* _Items_:
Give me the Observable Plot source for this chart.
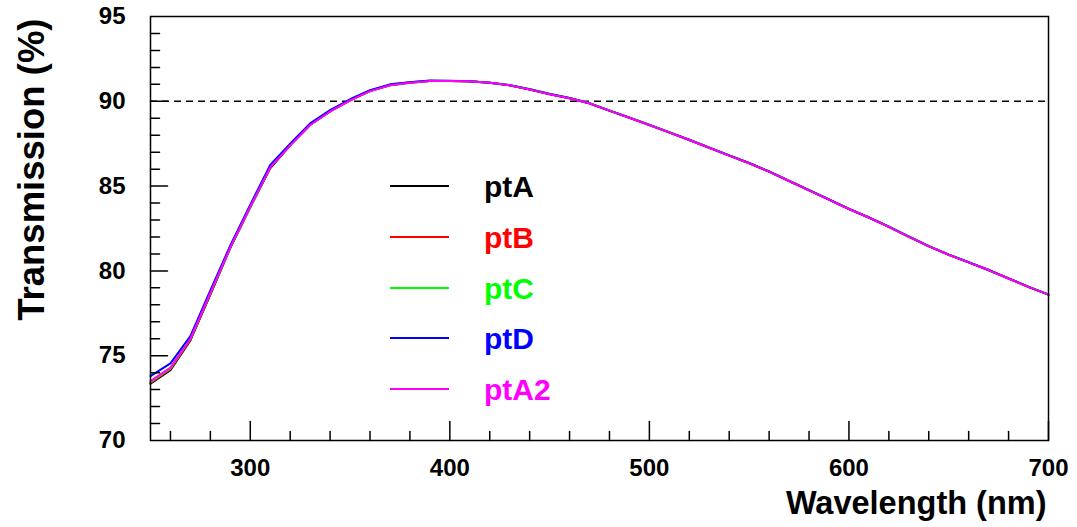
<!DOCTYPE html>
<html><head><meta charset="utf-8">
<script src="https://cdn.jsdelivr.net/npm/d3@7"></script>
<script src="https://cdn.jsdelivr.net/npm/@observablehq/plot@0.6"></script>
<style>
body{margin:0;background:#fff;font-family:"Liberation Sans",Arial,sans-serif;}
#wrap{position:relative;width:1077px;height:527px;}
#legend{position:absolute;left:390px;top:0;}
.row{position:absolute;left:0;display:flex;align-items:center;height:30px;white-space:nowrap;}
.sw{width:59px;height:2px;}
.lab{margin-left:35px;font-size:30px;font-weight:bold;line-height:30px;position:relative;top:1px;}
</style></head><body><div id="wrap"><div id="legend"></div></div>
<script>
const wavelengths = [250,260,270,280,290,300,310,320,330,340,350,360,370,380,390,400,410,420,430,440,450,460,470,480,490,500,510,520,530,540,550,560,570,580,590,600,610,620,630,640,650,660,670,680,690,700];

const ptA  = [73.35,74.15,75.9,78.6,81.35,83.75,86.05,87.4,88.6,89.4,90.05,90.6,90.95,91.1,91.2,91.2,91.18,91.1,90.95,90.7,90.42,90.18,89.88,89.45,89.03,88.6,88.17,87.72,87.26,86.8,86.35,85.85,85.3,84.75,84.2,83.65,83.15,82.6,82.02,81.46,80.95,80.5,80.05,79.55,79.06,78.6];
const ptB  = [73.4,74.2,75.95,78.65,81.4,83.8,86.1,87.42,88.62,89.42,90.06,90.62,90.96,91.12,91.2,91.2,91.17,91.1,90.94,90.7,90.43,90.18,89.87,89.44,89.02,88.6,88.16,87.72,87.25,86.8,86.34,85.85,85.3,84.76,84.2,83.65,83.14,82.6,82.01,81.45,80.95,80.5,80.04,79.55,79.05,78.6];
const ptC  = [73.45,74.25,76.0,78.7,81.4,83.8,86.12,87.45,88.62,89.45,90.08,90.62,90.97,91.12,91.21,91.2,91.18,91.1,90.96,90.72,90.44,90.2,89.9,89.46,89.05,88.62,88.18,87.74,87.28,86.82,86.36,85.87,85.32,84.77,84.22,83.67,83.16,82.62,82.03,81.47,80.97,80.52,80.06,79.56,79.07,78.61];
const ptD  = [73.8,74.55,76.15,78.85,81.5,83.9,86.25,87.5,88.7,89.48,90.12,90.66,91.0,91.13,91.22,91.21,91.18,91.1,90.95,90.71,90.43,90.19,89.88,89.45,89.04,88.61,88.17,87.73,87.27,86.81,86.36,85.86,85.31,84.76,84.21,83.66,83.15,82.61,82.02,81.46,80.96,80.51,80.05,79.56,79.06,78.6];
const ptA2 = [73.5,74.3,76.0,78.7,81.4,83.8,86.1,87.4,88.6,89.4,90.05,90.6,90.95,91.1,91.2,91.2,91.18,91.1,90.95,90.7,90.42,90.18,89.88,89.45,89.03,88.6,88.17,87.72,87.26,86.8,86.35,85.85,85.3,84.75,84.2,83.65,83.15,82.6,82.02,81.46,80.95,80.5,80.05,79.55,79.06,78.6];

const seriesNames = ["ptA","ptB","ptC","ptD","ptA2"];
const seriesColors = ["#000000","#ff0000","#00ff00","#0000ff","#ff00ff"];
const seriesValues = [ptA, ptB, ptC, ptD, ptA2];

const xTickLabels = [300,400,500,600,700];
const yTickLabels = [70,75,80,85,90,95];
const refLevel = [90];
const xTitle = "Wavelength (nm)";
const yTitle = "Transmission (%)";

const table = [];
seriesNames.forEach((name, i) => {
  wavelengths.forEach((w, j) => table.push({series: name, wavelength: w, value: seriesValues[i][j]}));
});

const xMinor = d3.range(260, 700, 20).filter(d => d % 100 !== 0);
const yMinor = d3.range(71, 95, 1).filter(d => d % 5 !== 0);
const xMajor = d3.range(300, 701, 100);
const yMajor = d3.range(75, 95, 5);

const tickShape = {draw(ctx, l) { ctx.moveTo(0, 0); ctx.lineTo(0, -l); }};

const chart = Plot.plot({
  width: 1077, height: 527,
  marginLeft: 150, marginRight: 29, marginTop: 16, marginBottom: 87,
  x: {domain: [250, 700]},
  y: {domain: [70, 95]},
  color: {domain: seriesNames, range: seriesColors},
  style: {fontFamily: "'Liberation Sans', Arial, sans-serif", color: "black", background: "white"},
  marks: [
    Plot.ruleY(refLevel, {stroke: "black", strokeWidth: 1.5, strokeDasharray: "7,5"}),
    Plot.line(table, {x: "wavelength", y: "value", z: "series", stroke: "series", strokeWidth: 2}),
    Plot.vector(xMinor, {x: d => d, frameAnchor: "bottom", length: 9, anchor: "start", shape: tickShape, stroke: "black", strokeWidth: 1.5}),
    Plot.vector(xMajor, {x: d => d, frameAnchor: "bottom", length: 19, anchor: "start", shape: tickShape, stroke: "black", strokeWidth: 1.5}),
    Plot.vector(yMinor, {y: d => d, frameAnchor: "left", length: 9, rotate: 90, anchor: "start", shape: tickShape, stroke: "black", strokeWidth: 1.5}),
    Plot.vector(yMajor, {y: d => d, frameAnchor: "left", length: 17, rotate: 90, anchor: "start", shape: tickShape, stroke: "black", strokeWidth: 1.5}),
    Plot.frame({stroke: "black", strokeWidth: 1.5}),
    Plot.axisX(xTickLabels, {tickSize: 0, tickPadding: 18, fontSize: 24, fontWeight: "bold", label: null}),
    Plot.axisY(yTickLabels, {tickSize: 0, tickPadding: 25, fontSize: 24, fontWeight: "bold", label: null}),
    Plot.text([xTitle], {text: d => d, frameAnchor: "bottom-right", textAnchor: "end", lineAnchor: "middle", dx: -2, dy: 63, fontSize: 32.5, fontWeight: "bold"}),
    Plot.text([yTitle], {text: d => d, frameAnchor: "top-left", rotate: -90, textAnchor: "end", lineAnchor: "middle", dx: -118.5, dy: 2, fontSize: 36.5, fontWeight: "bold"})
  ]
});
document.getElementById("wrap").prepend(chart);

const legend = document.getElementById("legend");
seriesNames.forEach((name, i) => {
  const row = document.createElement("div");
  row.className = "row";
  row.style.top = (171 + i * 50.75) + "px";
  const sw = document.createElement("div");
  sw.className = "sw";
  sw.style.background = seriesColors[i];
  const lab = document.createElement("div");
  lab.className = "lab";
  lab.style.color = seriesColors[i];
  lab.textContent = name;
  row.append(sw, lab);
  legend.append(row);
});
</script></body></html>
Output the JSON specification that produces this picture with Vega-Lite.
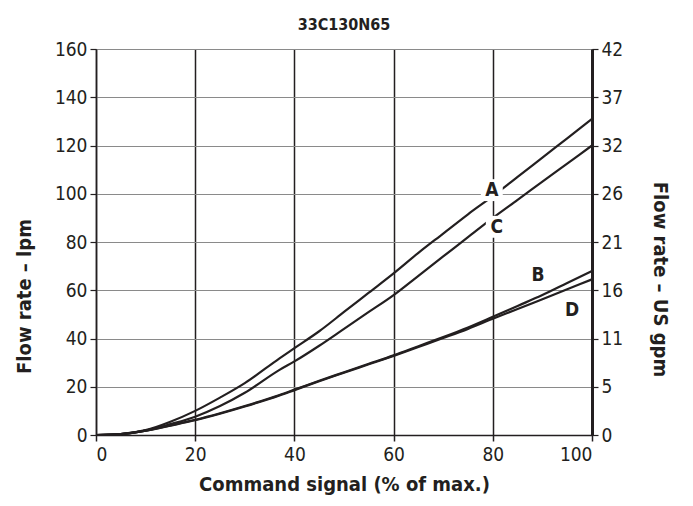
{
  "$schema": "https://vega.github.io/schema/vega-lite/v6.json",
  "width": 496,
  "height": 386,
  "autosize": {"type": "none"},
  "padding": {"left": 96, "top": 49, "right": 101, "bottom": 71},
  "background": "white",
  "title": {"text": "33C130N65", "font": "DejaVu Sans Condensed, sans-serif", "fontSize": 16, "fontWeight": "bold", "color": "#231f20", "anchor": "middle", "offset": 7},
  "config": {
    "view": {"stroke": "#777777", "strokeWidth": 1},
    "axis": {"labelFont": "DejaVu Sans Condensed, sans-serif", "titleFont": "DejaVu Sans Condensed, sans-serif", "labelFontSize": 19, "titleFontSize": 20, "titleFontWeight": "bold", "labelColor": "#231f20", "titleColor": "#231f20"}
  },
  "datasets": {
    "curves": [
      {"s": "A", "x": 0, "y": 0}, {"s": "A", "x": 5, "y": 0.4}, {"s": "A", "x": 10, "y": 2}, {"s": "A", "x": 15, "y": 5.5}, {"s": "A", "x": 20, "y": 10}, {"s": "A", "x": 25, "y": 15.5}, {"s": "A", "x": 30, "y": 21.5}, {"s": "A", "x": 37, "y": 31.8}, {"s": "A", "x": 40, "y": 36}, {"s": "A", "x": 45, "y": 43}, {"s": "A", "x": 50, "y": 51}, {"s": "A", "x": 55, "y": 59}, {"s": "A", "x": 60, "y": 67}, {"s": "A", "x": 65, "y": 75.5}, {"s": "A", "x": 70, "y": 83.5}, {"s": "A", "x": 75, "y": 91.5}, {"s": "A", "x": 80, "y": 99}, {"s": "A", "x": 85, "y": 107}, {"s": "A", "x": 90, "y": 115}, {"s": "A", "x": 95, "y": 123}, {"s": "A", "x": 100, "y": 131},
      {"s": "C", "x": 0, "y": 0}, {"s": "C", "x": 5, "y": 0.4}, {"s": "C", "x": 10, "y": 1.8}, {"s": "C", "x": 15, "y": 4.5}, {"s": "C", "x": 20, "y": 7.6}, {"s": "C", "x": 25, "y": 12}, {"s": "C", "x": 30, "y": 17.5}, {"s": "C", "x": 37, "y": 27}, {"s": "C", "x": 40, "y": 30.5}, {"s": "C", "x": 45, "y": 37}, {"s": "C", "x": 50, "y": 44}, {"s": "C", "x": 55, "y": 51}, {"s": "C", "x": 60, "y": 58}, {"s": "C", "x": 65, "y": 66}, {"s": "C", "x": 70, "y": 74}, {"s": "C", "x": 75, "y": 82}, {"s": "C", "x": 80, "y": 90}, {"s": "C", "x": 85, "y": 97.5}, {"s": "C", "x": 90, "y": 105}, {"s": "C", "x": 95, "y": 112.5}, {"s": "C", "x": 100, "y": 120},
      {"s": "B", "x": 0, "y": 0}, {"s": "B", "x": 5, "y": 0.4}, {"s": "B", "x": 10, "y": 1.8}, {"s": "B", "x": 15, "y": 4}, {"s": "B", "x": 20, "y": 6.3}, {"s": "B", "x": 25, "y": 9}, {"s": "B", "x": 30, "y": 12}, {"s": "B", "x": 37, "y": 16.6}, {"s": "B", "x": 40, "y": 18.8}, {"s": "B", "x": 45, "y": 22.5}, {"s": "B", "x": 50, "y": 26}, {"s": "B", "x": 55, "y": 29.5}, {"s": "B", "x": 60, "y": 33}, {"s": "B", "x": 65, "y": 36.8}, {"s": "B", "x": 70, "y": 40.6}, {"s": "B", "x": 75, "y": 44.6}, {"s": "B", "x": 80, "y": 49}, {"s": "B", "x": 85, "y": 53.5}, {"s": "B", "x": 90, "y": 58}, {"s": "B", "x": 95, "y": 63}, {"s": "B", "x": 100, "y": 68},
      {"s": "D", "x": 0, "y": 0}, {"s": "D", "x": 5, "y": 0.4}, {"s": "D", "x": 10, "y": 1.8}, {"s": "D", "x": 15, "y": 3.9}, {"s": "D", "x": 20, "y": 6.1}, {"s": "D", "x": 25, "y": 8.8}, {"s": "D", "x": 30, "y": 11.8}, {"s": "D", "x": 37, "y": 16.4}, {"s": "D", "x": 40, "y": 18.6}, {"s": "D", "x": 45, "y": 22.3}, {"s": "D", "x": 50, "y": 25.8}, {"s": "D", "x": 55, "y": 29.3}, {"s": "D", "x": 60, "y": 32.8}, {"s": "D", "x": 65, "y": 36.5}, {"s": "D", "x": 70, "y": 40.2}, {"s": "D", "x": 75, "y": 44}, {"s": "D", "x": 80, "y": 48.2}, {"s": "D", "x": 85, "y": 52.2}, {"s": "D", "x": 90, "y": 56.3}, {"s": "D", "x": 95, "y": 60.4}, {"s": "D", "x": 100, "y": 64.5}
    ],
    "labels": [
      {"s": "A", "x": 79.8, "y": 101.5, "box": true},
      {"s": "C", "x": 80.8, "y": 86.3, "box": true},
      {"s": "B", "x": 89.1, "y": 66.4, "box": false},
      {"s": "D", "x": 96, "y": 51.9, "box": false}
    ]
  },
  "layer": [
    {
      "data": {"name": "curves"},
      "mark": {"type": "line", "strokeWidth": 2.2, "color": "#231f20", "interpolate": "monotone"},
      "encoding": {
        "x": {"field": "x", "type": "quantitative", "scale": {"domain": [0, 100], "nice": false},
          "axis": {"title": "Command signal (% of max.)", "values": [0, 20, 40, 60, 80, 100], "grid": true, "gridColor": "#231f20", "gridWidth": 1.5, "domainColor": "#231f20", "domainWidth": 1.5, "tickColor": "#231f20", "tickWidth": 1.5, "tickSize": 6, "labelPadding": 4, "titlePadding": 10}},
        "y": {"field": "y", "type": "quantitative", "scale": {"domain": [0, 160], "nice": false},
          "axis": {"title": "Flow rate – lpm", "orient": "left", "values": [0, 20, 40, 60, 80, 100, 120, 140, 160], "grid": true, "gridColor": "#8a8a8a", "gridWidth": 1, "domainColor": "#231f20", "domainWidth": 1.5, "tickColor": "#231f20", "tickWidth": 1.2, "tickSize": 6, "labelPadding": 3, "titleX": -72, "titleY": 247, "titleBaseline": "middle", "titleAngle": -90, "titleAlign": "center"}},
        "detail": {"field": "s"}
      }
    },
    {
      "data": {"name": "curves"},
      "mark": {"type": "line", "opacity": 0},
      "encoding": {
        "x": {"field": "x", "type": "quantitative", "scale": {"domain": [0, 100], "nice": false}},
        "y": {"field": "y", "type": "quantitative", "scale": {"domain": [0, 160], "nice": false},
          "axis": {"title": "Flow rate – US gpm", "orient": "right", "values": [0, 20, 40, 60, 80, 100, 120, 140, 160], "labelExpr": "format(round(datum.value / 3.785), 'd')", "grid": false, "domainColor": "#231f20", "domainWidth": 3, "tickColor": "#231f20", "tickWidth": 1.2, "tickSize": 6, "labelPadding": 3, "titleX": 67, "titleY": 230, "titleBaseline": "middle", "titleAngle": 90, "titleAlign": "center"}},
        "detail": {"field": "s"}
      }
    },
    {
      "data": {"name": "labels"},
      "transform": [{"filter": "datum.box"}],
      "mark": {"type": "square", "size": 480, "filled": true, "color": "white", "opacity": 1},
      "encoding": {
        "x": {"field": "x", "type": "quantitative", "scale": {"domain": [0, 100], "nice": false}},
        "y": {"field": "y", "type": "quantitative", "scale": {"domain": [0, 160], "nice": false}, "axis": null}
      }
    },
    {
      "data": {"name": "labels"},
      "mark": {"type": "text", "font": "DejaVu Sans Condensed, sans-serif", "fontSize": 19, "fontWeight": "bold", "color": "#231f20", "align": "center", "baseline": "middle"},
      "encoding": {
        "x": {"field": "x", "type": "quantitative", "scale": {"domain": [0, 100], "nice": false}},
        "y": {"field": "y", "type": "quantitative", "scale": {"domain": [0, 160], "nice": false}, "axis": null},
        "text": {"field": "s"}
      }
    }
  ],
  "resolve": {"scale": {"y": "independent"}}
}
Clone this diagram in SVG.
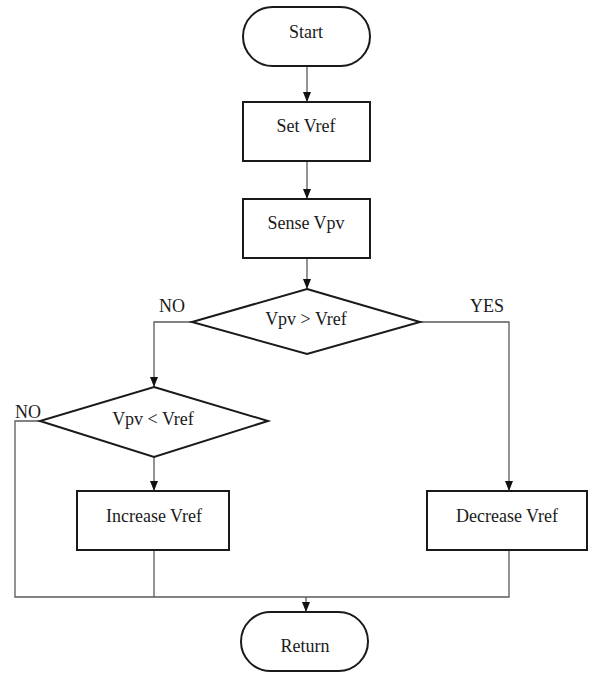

* _Stated task_: Among the records above, find each line holding the string "this" and pull it out.

* _Final result_:
Give me the Observable Plot source for this chart.
Output the JSON specification that produces this picture with Vega-Lite.
Clone this diagram in SVG.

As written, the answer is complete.